Talvez tenha sido a partir de uma
experiência dessas que o psicanalista suíço Hermann Rorschach desenvolveu seus estudos no sentido
de estabelecer a relação entre imagens captadas por nossos olhos e o
significado psicológico da denominação que damos a elas. Suas tábuas, com manchas
coloridas e em preto-e-branco têm sido objeto de estudo e de crítica, até
porque a morte precoce do suíço, antes dos 40 anos, não lhe permitiu,
certamente, desenvolver seu trabalho.
As pessoas privadas de visão dizem
que, na ausência dela, os demais sentidos ficam mais aguçados. Já falei sobre
isso e não preciso voltar ao tema.
O filme Dúvida, uma
peça de teatro filmada e indicada ao Oscar, especialmente pela interpretação do
quarteto central de atores, coisa rara de acontecer, trabalha esse tema:
pode-se chegar à verdade por meio da mentira?
De certa forma, o próprio cinema é
uma mentira: imagens exibidas sucessivamente, à razão de 24 por segundo,
dão-nos a impressão de que algo se movimenta, tanto que, quando o primeiro filme, feito
pelos irmãos Lumière, foi exibido, mostrando uma inocente cena de um trem que chegava à estação,
muitos espectadores fugiram apavorados, isso em 1895.
Aliás, é curioso como a mentira é contagiante. Quando uma
brasileira, que vivia no Exterior, declarou-se vítima de maus tratos cometidos
por xenófobos, o nosso presidente da República, que não prima pela continência
verbal, saiu a campo para defender a pretensa vítima. Nosso ministro das
Relações Exteriores da época, homem sabidamente escolado, caiu no conto do
vigário e extrapolou em críticas inadequadas a quem ocupa tal cargo. Curiosamente,
ninguém por aqui se preocupou com alguns aspectos bizarros da coisa. Em
primeiro lugar, a agressão se teria passado em local público, em pleno dia, não
tendo sido visto por ninguém. Em segundo lugar, os riscos produzidos com
estilete no corpo da jovem (todos eles na parte dianteira do corpo) eram todos
superficiais, sugerindo extrema calma por parte do seu autor. Por fim, quem se
dispusesse a virar a foto de cabeça para baixo notaria que a letra “S” está de
cabeça para baixo em ambas as pernas, o que sugere auto-mutilação. Por que
nenhum de nós notou nada disso? Talvez porque temos a tendência de ver o que
queremos ver.
O assunto, nas lides forenses,
sempre vem a baila, pois a certeza do juiz deve fazer-se a partir de provas,
não bastando meros indícios.

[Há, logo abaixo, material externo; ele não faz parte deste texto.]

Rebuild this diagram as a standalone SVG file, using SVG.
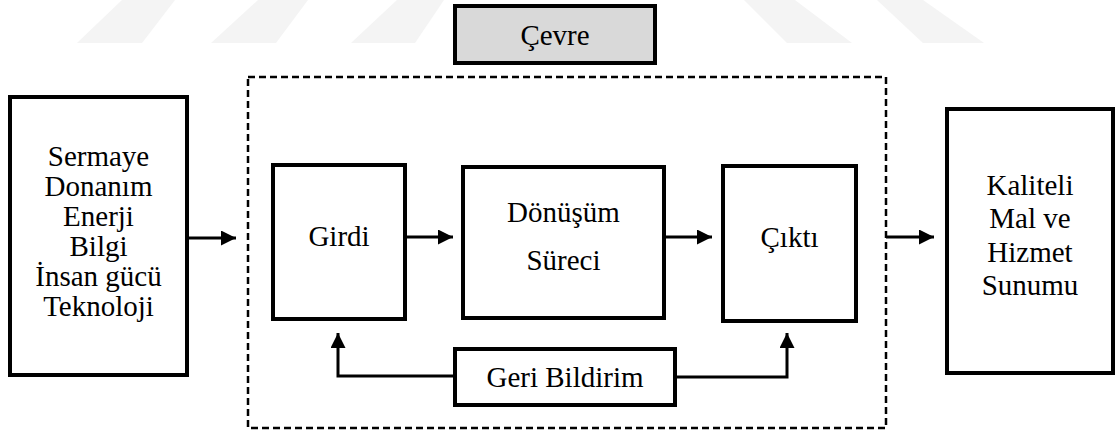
<svg xmlns="http://www.w3.org/2000/svg" width="1116" height="432" viewBox="0 0 1116 432">
  <style>
    .box { fill: #ffffff; stroke: #000000; stroke-width: 4; }
    .env { fill: #d9d9d9; stroke: #000000; stroke-width: 4; }
    .frame { fill: none; stroke: #000000; stroke-width: 2.5; stroke-dasharray: 7 4; }
    .lbl { font-family: "Liberation Serif", "Times New Roman", Times, Tinos, "Nimbus Roman", FreeSerif, "DejaVu Serif", "Noto Serif", serif; font-size: 29px; fill: #000000; text-anchor: middle; }
    .wire { fill: none; stroke: #000000; stroke-width: 3; }
    .mark { fill: #f4f4f4; }
  </style>
  <defs>
    <marker id="head" markerUnits="userSpaceOnUse" markerWidth="16" markerHeight="16" refX="15" refY="7.5" orient="auto">
      <path d="M0,0 L15,7.5 L0,15 Z" fill="#000000"/>
    </marker>
  </defs>

  <rect width="1116" height="432" fill="#ffffff"/>

  <!-- faint background stripes -->
  <g id="backdrop">
    <polygon class="mark" points="77,43 142,43 175,0 122,0"/>
    <polygon class="mark" points="211,43 276,43 308,0 258,0"/>
    <polygon class="mark" points="351,43 415,43 444,0 397,0"/>
    <polygon class="mark" points="787,43 852,43 795,0 744,0"/>
    <polygon class="mark" points="923,43 984,43 923,0 877,0"/>
  </g>

  <!-- environment -->
  <g id="cevre">
    <rect class="env" x="455" y="6" width="200" height="57"/>
    <text class="lbl" x="555" y="45">Çevre</text>
  </g>

  <!-- system boundary -->
  <g id="sistem">
    <rect class="frame" x="248" y="77" width="638" height="351"/>
  </g>

  <g id="kaynaklar">
    <rect class="box" x="10" y="97" width="177" height="278"/>
    <text class="lbl" x="98.5" y="166">Sermaye</text>
    <text class="lbl" x="98.5" y="196">Donanım</text>
    <text class="lbl" x="98.5" y="226">Enerji</text>
    <text class="lbl" x="98.5" y="256">Bilgi</text>
    <text class="lbl" x="98.5" y="286">İnsan gücü</text>
    <text class="lbl" x="98.5" y="316">Teknoloji</text>
  </g>

  <g id="girdi">
    <rect class="box" x="273" y="165" width="132" height="154"/>
    <text class="lbl" x="339" y="246">Girdi</text>
  </g>

  <g id="donusum">
    <rect class="box" x="463" y="167" width="201" height="151"/>
    <text class="lbl" x="563.5" y="222">Dönüşüm</text>
    <text class="lbl" x="563.5" y="270">Süreci</text>
  </g>

  <g id="cikti">
    <rect class="box" x="723" y="166" width="133" height="155"/>
    <text class="lbl" x="789.5" y="247">Çıktı</text>
  </g>

  <g id="sonuc">
    <rect class="box" x="947" y="109" width="166" height="264"/>
    <text class="lbl" x="1030" y="195">Kaliteli</text>
    <text class="lbl" x="1030" y="228">Mal ve</text>
    <text class="lbl" x="1030" y="262">Hizmet</text>
    <text class="lbl" x="1030" y="295">Sunumu</text>
  </g>

  <g id="geri-bildirim">
    <rect class="box" x="455" y="349" width="220" height="56"/>
    <text class="lbl" x="565" y="387">Geri Bildirim</text>
  </g>

  <!-- connectors -->
  <g id="baglantilar">
    <line class="wire" x1="189" y1="238" x2="236" y2="238" marker-end="url(#head)"/>
    <line class="wire" x1="407" y1="237" x2="453" y2="237" marker-end="url(#head)"/>
    <line class="wire" x1="666" y1="237" x2="712" y2="237" marker-end="url(#head)"/>
    <line class="wire" x1="886" y1="237" x2="934" y2="237" marker-end="url(#head)"/>
    <path class="wire" d="M453,376 H338 V333" marker-end="url(#head)"/>
    <path class="wire" d="M677,377 H787 V333" marker-end="url(#head)"/>
  </g>
</svg>
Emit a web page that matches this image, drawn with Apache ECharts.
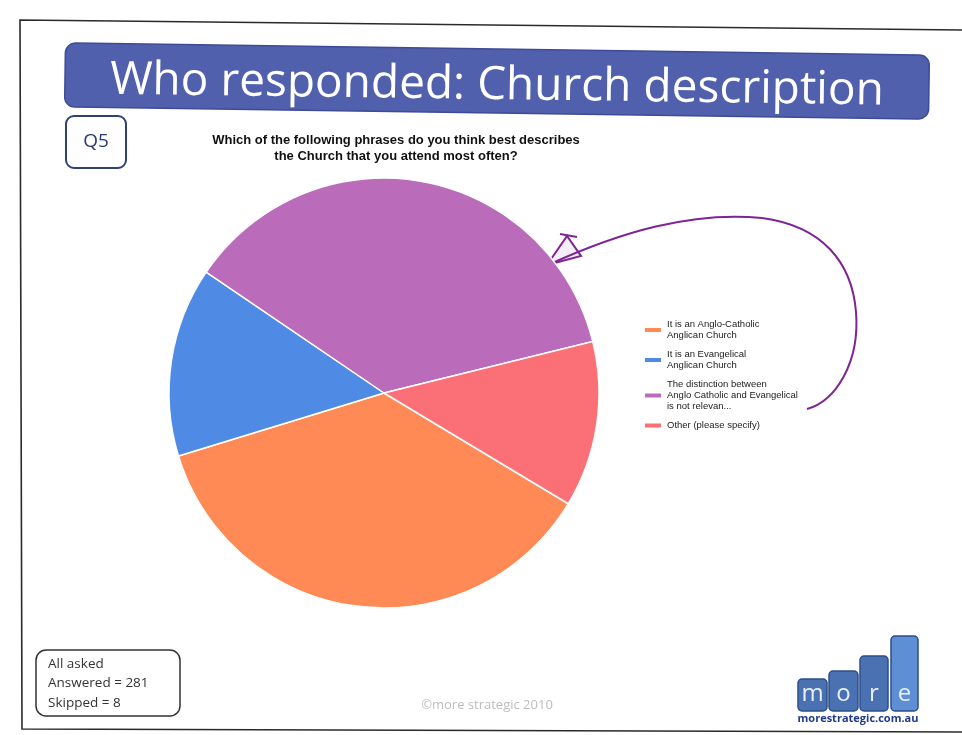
<!DOCTYPE html>
<html>
<head>
<meta charset="utf-8">
<script src="https://cdn.jsdelivr.net/npm/echarts@6/dist/echarts.min.js"></script>
<style>
  html, body { margin: 0; padding: 0; background: #ffffff; }
  #chart { width: 962px; height: 735px; }
</style>
</head>
<body>
<div id="chart"></div>
<script>
// Survey question Q5: how respondents describe the church they attend
const categories = [
  'It is an Anglo-Catholic\nAnglican Church',
  'It is an Evangelical\nAnglican Church',
  'The distinction between\nAnglo Catholic and Evangelical\nis not relevan...',
  'Other (please specify)'
];
const responses = [103, 40, 103, 35];
const sliceColors = ['#FF8A56', '#4F8BE4', '#BA6BBA', '#FB6F76'];

const slideTitle = 'Who responded: Church description';
const questionTag = 'Q5';
const questionText = 'Which of the following phrases do you think best describes\nthe Church that you attend most often?';
const sampleNotes = ['All asked', 'Answered = 281', 'Skipped = 8'];
const footerText = '\u00A9more strategic 2010';
const logoLetters = ['m', 'o', 'r', 'e'];
const logoUrl = 'morestrategic.com.au';

const chart = echarts.init(document.getElementById('chart'), null, { renderer: 'canvas' });

const pieData = categories.map((name, i) => ({
  name: name,
  value: responses[i],
  itemStyle: { color: sliceColors[i] }
}));

// logo bars: increasing heights, common baseline
const logoBoxes = [
  { x: 798, y: 679, w: 29, h: 32 },
  { x: 829, y: 671, w: 29, h: 40 },
  { x: 860, y: 656, w: 28, h: 55 },
  { x: 891, y: 636, w: 27, h: 75 }
];

const penStyle = { fill: null, stroke: '#7E2495', lineWidth: 2 };

const graphics = [
  // page edge
  {
    type: 'polyline', silent: true,
    shape: { points: [[962, 30], [20, 20], [22, 729], [962, 732]] },
    style: { fill: null, stroke: '#2a2a2a', lineWidth: 1.6 }
  },
  // title banner
  {
    type: 'group', x: 497, y: 81, rotation: -0.014, silent: true,
    children: [
      {
        type: 'rect',
        shape: { x: -432, y: -32, width: 864, height: 64, r: 10 },
        style: { fill: '#5160AD', stroke: '#3E4B95', lineWidth: 1.5 }
      },
      {
        type: 'text', x: 0, y: 5,
        style: {
          text: slideTitle, fill: '#ffffff',
          font: '46px "Open Sans", sans-serif',
          align: 'center', verticalAlign: 'middle'
        }
      }
    ]
  },
  // question tag
  {
    type: 'rect', silent: true,
    shape: { x: 66, y: 116, width: 60, height: 52, r: 8 },
    style: { fill: '#ffffff', stroke: '#2E4278', lineWidth: 2 }
  },
  {
    type: 'text', silent: true, x: 96, y: 142,
    style: { text: questionTag, fill: '#2A3A70', font: '19px "Open Sans", sans-serif', align: 'center', verticalAlign: 'middle' }
  },
  // hand-drawn annotation arrow
  {
    type: 'bezierCurve', silent: true,
    shape: { x1: 807, y1: 409, cpx1: 836, cpy1: 401, cpx2: 860, cpy2: 362, x2: 856, y2: 312 },
    style: penStyle
  },
  {
    type: 'bezierCurve', silent: true,
    shape: { x1: 856, y1: 312, cpx1: 852, cpy1: 262, cpx2: 822, cpy2: 226, x2: 762, y2: 218 },
    style: penStyle
  },
  {
    type: 'bezierCurve', silent: true,
    shape: { x1: 762, y1: 218, cpx1: 692, cpy1: 211, cpx2: 620, cpy2: 232, x2: 548, y2: 265 },
    style: penStyle
  },
  {
    type: 'polygon', silent: true,
    shape: { points: [[547, 265], [567, 236], [581, 256]] },
    style: { fill: 'rgba(126,36,149,0.08)', stroke: '#7E2495', lineWidth: 2 }
  },
  {
    type: 'line', silent: true,
    shape: { x1: 560, y1: 234, x2: 577, y2: 237 },
    style: { stroke: '#7E2495', lineWidth: 2 }
  },
  // sample box
  {
    type: 'rect', silent: true,
    shape: { x: 36, y: 650, width: 144, height: 66, r: 10 },
    style: { fill: '#ffffff', stroke: '#333333', lineWidth: 1.5 }
  },
  {
    type: 'text', silent: true, x: 48, y: 654,
    style: { text: sampleNotes.join('\n'), fill: '#333333', font: '13.5px "Open Sans", sans-serif', lineHeight: 19.5 }
  },
  // footer
  {
    type: 'text', silent: true, x: 487, y: 705,
    style: { text: footerText, fill: '#BDBDBD', font: '13px "Open Sans", sans-serif', align: 'center', verticalAlign: 'middle' }
  },
  // logo url
  {
    type: 'text', silent: true, x: 858, y: 719,
    style: { text: logoUrl, fill: '#1F3A8C', font: 'bold 11px "Open Sans", sans-serif', align: 'center', verticalAlign: 'middle' }
  }
];

logoBoxes.forEach((b, i) => {
  graphics.push({
    type: 'rect', silent: true,
    shape: { x: b.x, y: b.y, width: b.w, height: b.h, r: 4 },
    style: { fill: i === 3 ? '#5E8FD4' : '#4A72B3', stroke: '#2D4D8A', lineWidth: 1.5 }
  });
  graphics.push({
    type: 'text', silent: true, x: b.x + b.w / 2, y: 694,
    style: { text: logoLetters[i], fill: '#E9EFF9', font: '24px "Open Sans", sans-serif', align: 'center', verticalAlign: 'middle' }
  });
});

chart.setOption({
  backgroundColor: '#ffffff',
  animation: false,
  title: {
    text: questionText,
    left: 391, top: 127, textAlign: 'center',
    textStyle: { fontSize: 13, fontWeight: 'bold', color: '#111111', fontFamily: '"Liberation Sans", Arial, sans-serif', lineHeight: 16, align: 'center' }
  },
  legend: {
    orient: 'vertical',
    left: 638, top: 314,
    itemWidth: 18, itemHeight: 6, itemGap: 8,
    icon: 'rect',
    selectedMode: false,
    data: categories,
    textStyle: { fontSize: 9.5, lineHeight: 11, color: '#222222', fontFamily: '"Liberation Sans", Arial, sans-serif' }
  },
  series: [{
    type: 'pie',
    center: [384, 393],
    radius: 215,
    startAngle: 329,
    clockwise: true,
    label: { show: false },
    labelLine: { show: false },
    emphasis: { disabled: true },
    itemStyle: { borderColor: '#ffffff', borderWidth: 1.5 },
    data: pieData
  }],
  graphic: graphics
});
</script>
</body>
</html>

Beyond a
reasonable doubt, como dizem eles lá em cima. Ocorre que uma dúvida que não
é razoável para uns será, possivelmente, razoável para outros. Tanto que há os
votos vencidos.
O Instituto Brasileiro de Ciências
Criminais vem de encarregar-me, um cinéfilo confesso, de elaborar a exibição de
filmes sobre o tema “A Justiça e o Cinema”. Estou vasculhando os sebos à
procura de obras raras sobre o tema, que acrescentarei aos DVDs que já possuo,
como “Sobre Meninos e Lobos”, do Clint Eastwood, “Conduta de Risco”, do Tony
Gilroy, “A Sombra de uma Dúvida”, do Alfred Hitchcock, “Rashomon”, do Akira
Kurosawa, “Anatomia de um Crime”, do Otto Preminger, “A Vida de David Parker”,
de Alan Parker, “Justiça para Todos”, do Norman Jewson, “Mephisto”, do István Szabó,
“12 Homens e uma Sentença”, do Sydney Lumet, “O Homem Errado”, do Alfred
Hitchcock, “Os Infiltrados”, do Martin Scorsese, “Crimes e Pecados”, do Woody
Allen.
Aceito sugestões, desde que se
refiram a filmes disponíveis no mercado.